In a case reported in the Archives of Disease in Childhood, a teenage boy in Nottingham developed life-threatening hypersensitivity pneumonitis after using e-cigarettes.

People should not be deterred from switching to vaping to stop smoking, experts have said. | GETTY IMAGES

The teenager developed intractable respiratory failure and is now in recovery following life-saving treatment with extracorporeal membrane oxygenation. His is the only confirmed case of vaping-associated lung injury to be reported so far among 3.6 million people vaping in the UK.

Dr Jayesh Bhatt, a consultant at Nottingham University Hospitals who treated the teenager, said: 'We consider e-cigarettes as 'much safer than tobacco' at our peril.'

However, Public Health England has reiterated its advice that vaping is 95% safer than smoking.

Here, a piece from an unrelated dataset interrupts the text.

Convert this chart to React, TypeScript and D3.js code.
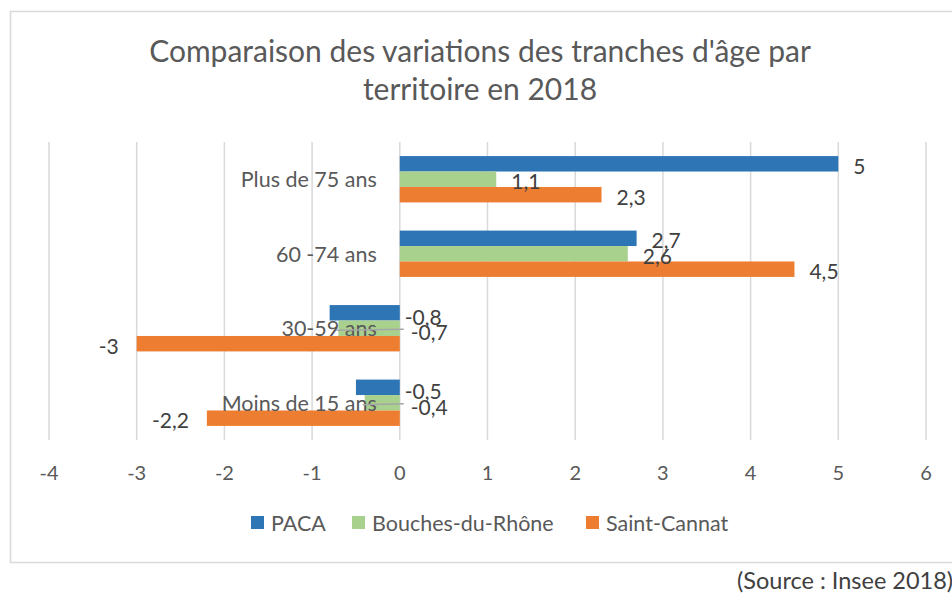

Rosanna O'Connor, director of drugs, alcohol and tobacco at PHE, said: 'Smoking kills half of lifelong smokers and accounts for almost 220 deaths in England every day. Our advice remains that while not completely risk free, UK regulated e-cigarettes carry a fraction of the risk of smoked tobacco.'

Dr Nick Hopkinson, medical director of the British Lung Foundation, said: 'If people switch completely from smoking to vaping, they will substantially reduce their health risk as e-cigarettes do not contain tobacco and any harmful components are present at a much lower level.

'People who do switch should try to quit vaping in the long term too but not at the expense of relapsing to smoking - and non-smokers should not take up vaping.'

Prof John Britton, the director of the UK Centre for Tobacco and Alcohol Studies, at the University of Nottingham, added: 'This is worrying, and the risk needs to be acknowledged, but in absolute terms it is extremely small and, crucially, far smaller than that of smoking. The advice remains the same: if you smoke, switch to vaping; if you don't smoke, don't vape.'

US reports

Vaping-related lung injury was first reported in the US, where there have now been 2051 cases and 39 deaths. Researchers there say most cases are connected to use of products containing THC, the main psychoactive molecule in cannabis.

It is thought the lung injury may be caused by a reaction to vitamin E acetate, an ingredient in some vaping liquids which is not permitted in e-cigarettes in the UK. US researchers found the additive in all 29 samples of lung fluid they tested from affected patients.